* **Directions for this task**
Starting with the first line of the data that follows, transcribe every line verbatim until the line containing "900, 1050, 1050, 850, 700, 750, 720]" has been transcribed.

***** Data extract

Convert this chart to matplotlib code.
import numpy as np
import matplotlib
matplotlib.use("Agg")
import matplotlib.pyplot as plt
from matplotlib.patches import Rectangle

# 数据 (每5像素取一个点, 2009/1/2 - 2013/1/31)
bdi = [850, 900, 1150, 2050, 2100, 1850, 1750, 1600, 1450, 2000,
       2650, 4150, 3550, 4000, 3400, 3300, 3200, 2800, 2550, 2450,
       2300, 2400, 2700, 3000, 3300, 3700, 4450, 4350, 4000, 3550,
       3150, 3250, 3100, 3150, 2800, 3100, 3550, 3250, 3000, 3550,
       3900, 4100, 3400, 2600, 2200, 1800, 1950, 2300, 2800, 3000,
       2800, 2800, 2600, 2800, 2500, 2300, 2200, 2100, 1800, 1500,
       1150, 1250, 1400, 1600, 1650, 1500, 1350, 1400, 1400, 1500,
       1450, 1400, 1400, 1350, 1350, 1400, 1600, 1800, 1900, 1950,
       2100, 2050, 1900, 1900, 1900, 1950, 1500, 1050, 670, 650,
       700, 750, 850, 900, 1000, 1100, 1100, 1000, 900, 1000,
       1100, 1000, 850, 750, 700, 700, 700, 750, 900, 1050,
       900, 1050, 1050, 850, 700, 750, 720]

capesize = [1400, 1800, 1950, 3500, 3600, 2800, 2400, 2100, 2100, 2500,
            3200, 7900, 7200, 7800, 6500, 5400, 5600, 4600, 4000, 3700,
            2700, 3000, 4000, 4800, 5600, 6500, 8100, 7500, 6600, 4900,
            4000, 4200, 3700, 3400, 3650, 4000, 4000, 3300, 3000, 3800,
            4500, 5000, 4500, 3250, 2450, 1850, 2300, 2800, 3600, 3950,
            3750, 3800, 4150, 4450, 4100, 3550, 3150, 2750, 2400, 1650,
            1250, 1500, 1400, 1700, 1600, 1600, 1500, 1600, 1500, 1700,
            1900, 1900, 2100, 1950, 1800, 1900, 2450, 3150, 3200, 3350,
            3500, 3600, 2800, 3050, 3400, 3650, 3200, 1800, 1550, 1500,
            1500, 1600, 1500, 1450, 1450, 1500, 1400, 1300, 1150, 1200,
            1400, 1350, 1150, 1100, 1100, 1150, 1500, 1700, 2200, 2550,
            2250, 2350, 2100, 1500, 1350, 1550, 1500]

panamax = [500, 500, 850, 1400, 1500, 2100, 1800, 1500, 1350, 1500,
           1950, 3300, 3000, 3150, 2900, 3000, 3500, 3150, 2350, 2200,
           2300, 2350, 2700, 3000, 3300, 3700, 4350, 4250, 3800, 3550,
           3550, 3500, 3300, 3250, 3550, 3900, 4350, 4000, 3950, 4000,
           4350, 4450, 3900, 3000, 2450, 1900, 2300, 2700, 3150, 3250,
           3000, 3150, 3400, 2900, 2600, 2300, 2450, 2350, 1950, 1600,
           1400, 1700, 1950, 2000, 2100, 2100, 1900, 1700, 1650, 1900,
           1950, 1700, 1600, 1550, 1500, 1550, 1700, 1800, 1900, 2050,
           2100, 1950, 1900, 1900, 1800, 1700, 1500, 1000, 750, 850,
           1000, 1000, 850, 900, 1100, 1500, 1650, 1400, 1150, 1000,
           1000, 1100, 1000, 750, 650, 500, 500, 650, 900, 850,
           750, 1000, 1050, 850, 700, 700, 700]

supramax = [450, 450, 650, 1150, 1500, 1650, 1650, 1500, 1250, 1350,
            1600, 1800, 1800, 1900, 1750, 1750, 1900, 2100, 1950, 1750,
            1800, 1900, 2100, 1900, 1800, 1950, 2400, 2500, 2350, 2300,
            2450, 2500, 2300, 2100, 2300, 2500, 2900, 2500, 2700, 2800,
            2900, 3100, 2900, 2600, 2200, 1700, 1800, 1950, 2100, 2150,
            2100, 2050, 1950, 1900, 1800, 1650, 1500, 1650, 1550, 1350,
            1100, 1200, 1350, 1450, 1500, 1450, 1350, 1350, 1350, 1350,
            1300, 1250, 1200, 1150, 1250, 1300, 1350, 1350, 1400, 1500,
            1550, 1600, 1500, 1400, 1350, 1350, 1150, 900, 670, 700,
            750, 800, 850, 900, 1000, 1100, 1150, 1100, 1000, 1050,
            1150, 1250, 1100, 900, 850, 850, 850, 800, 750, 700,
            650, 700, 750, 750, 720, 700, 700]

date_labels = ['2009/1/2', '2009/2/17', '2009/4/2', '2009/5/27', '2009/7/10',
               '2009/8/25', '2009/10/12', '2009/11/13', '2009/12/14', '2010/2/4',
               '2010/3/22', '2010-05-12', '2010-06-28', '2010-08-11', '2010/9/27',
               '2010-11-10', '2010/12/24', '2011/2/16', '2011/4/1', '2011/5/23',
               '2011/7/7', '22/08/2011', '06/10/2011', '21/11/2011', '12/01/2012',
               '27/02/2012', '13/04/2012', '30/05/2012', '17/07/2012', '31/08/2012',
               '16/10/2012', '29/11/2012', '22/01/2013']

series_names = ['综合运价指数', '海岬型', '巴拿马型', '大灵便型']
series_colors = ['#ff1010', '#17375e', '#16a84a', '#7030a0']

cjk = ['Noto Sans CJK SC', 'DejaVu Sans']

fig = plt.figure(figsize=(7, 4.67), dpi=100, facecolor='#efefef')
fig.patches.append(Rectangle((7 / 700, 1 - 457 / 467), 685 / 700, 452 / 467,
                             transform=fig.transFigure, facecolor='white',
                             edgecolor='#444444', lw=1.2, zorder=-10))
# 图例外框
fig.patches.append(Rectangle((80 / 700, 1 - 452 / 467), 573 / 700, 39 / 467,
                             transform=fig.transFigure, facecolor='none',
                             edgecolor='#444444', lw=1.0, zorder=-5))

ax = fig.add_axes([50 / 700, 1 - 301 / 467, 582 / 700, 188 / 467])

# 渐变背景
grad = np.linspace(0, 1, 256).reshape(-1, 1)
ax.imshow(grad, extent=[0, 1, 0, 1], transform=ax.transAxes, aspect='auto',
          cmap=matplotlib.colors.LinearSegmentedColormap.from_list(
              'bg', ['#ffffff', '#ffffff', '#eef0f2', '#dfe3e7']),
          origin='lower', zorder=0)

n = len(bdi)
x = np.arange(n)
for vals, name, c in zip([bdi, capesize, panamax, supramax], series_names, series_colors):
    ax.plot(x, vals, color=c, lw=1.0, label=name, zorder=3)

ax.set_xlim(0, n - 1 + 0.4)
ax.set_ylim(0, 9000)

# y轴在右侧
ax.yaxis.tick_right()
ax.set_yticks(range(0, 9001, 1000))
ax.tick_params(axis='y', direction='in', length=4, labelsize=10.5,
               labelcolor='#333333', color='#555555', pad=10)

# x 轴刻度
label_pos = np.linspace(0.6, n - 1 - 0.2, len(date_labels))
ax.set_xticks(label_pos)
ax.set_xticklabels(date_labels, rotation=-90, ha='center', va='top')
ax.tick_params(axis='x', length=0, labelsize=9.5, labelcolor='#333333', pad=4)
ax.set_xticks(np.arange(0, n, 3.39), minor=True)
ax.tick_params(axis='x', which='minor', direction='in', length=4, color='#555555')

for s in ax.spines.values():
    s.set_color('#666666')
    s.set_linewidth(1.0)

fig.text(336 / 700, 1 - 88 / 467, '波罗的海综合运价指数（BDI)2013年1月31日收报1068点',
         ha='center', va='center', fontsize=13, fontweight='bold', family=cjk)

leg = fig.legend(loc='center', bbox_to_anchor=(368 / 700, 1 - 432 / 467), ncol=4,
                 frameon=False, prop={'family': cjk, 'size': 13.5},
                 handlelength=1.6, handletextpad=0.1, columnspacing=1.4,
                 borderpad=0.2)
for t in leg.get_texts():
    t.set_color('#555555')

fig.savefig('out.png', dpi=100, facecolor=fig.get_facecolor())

**********

* **Reply**
Convert this chart to matplotlib code.
import numpy as np
import matplotlib
matplotlib.use("Agg")
import matplotlib.pyplot as plt
from matplotlib.patches import Rectangle

# 数据 (每5像素取一个点, 2009/1/2 - 2013/1/31)
bdi = [850, 900, 1150, 2050, 2100, 1850, 1750, 1600, 1450, 2000,
       2650, 4150, 3550, 4000, 3400, 3300, 3200, 2800, 2550, 2450,
       2300, 2400, 2700, 3000, 3300, 3700, 4450, 4350, 4000, 3550,
       3150, 3250, 3100, 3150, 2800, 3100, 3550, 3250, 3000, 3550,
       3900, 4100, 3400, 2600, 2200, 1800, 1950, 2300, 2800, 3000,
       2800, 2800, 2600, 2800, 2500, 2300, 2200, 2100, 1800, 1500,
       1150, 1250, 1400, 1600, 1650, 1500, 1350, 1400, 1400, 1500,
       1450, 1400, 1400, 1350, 1350, 1400, 1600, 1800, 1900, 1950,
       2100, 2050, 1900, 1900, 1900, 1950, 1500, 1050, 670, 650,
       700, 750, 850, 900, 1000, 1100, 1100, 1000, 900, 1000,
       1100, 1000, 850, 750, 700, 700, 700, 750, 900, 1050,
       900, 1050, 1050, 850, 700, 750, 720]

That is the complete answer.